■ Written problem: Across the entries, how many lines have the string "this" in them? Reply with only a number.

■ Data to use:
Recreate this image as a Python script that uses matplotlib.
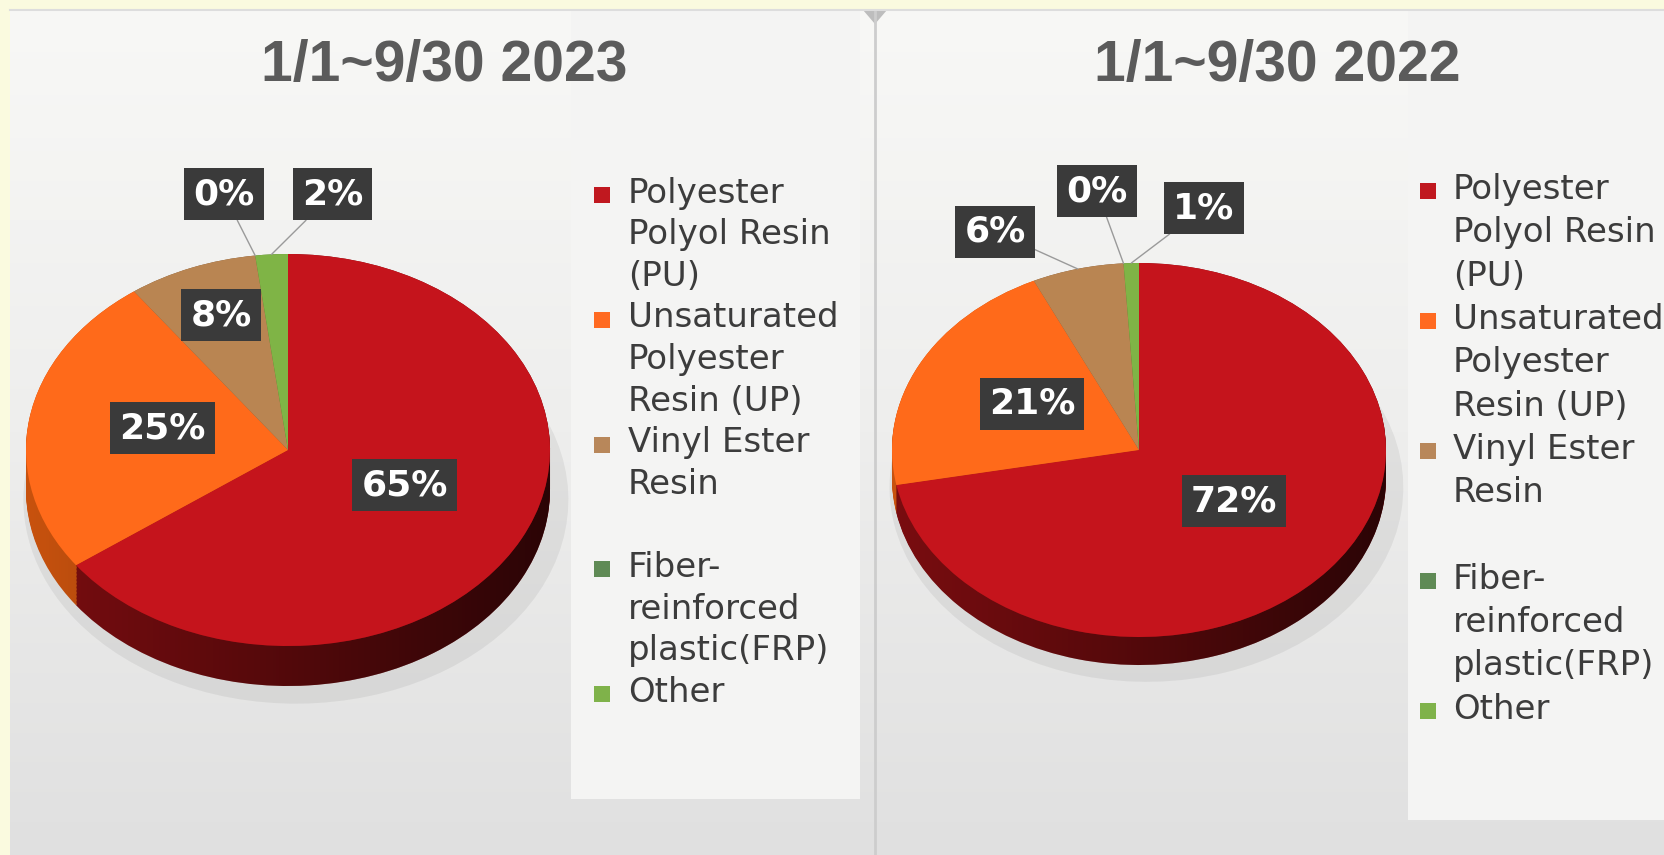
* * *
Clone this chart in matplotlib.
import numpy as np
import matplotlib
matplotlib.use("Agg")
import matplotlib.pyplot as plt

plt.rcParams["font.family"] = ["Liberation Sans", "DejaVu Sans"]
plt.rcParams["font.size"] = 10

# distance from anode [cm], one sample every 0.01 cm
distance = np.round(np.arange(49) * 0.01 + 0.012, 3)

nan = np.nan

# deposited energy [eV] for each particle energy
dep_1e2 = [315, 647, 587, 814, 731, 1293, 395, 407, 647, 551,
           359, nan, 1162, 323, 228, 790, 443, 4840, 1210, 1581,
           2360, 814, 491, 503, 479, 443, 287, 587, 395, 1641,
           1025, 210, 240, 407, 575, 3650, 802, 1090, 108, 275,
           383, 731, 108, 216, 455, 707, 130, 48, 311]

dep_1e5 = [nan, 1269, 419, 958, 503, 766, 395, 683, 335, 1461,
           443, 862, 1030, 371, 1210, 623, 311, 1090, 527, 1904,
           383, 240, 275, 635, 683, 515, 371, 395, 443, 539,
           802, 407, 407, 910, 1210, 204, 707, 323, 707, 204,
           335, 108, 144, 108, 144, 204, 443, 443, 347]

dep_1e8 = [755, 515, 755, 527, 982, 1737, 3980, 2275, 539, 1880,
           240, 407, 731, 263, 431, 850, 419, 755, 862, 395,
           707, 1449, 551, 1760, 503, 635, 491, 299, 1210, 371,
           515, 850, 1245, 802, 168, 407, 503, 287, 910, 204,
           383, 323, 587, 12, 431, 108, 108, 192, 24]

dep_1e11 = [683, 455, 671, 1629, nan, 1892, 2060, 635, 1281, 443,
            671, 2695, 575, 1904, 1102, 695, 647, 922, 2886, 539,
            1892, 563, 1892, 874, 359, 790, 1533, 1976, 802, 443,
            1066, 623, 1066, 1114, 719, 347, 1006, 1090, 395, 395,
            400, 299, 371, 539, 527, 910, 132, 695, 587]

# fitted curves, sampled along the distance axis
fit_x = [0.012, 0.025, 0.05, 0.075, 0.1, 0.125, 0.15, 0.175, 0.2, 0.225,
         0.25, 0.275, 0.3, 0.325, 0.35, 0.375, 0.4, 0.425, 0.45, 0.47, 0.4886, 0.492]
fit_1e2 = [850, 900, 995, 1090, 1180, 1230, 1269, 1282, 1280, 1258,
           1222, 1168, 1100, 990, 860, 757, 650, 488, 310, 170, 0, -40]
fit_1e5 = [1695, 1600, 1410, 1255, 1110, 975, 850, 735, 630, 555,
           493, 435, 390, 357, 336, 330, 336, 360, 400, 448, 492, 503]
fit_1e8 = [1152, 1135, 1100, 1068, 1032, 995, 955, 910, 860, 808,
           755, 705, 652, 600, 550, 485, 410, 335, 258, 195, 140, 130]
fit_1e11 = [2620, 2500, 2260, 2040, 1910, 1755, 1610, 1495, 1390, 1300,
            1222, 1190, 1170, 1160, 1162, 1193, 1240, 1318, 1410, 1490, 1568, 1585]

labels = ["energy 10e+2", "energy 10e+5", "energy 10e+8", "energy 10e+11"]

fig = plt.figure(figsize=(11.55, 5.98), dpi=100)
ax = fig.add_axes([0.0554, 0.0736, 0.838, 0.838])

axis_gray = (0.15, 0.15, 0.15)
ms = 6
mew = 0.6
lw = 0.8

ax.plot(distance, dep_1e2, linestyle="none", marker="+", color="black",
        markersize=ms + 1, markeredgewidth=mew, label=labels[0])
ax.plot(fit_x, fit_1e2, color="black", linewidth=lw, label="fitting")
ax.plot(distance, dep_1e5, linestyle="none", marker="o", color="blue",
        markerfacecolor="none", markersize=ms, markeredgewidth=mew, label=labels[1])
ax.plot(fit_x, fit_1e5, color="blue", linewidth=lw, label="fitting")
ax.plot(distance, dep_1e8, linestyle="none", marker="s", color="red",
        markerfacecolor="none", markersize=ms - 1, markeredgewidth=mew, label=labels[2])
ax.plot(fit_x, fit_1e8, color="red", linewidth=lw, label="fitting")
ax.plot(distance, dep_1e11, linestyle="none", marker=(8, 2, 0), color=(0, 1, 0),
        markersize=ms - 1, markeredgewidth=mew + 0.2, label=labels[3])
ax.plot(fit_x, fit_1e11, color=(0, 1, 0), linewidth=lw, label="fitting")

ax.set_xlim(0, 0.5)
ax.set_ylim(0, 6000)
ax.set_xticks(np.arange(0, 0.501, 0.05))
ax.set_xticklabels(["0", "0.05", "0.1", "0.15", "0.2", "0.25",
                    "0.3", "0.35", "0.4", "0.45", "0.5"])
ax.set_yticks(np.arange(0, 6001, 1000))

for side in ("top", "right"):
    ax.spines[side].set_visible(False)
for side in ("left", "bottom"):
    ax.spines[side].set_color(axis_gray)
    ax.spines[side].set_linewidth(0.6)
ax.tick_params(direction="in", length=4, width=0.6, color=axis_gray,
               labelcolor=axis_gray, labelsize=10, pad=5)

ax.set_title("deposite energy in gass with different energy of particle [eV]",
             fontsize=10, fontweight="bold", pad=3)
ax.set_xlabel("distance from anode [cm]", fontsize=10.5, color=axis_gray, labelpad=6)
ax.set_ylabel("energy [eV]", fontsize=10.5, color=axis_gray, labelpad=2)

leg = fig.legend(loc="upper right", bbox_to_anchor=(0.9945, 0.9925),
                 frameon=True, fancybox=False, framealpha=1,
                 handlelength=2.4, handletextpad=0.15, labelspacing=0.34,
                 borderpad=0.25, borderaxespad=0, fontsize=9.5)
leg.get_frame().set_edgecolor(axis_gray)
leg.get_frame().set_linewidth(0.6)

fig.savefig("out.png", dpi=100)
---
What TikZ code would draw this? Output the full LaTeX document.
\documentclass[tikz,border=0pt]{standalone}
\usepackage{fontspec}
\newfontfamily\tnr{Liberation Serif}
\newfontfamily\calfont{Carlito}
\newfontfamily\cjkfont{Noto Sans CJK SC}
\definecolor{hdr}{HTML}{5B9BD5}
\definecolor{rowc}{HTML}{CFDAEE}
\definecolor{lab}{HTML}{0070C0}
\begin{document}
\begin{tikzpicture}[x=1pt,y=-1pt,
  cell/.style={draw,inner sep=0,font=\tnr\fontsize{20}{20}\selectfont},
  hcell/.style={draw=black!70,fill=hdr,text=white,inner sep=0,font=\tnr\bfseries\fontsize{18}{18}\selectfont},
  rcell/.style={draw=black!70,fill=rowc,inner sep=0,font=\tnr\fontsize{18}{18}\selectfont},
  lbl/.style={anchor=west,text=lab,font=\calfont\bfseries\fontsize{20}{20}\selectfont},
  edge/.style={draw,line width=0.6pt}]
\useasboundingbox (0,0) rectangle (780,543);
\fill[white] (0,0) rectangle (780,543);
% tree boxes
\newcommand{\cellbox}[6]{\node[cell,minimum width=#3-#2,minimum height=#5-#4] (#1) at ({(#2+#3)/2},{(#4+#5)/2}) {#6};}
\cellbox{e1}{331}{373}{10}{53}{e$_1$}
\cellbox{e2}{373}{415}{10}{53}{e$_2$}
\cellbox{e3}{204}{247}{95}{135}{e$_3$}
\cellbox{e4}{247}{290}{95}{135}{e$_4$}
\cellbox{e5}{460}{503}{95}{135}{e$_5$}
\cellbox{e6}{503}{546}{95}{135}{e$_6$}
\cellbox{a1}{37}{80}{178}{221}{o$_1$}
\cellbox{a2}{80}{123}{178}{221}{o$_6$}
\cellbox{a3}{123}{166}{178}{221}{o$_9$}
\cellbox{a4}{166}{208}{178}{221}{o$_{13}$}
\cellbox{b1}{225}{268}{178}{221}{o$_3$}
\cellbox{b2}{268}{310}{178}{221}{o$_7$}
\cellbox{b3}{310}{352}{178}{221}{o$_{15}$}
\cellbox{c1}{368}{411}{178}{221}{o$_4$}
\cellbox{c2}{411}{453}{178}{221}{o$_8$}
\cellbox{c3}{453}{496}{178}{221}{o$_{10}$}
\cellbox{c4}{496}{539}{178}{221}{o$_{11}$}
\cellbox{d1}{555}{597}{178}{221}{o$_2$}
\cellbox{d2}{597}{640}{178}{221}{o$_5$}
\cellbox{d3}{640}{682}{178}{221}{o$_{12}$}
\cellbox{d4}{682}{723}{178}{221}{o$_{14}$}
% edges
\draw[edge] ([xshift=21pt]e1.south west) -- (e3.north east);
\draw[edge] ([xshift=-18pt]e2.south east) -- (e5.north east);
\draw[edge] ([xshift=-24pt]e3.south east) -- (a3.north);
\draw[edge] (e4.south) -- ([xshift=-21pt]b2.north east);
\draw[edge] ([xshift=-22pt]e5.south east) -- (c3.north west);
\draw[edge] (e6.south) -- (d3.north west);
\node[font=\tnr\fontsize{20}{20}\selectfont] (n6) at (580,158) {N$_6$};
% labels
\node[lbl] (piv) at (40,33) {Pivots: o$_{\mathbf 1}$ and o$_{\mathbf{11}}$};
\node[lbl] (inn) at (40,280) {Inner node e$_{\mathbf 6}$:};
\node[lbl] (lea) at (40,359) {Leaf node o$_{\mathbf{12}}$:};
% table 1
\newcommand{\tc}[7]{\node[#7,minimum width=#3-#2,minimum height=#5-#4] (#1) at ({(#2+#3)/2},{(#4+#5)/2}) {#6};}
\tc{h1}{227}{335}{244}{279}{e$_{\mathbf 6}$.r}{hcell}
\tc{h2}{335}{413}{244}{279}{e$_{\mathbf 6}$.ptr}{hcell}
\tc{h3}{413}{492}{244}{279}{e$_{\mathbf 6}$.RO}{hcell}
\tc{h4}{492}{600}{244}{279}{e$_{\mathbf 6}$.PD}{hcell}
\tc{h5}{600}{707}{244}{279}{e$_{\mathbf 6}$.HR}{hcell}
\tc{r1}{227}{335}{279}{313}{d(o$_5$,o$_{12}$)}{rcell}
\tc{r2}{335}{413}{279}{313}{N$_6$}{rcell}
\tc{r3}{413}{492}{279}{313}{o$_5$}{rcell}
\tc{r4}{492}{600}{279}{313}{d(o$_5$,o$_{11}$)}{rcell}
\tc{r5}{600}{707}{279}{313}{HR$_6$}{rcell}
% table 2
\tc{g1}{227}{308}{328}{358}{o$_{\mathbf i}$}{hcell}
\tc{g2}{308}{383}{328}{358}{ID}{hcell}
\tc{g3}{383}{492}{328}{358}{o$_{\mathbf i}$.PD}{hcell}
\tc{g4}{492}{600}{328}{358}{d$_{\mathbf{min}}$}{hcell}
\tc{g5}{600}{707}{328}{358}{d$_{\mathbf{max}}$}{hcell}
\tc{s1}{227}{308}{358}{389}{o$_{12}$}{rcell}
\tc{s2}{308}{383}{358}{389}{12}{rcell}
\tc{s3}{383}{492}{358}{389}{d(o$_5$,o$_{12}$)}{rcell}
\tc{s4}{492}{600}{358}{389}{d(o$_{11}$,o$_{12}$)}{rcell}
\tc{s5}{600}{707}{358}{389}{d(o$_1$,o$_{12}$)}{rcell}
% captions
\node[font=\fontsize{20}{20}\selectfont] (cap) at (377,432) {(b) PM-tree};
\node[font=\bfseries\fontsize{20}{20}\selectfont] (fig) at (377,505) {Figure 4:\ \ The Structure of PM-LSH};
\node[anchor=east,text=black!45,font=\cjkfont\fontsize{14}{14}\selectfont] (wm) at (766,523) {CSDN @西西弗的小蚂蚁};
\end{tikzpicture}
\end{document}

■ Written solution: 3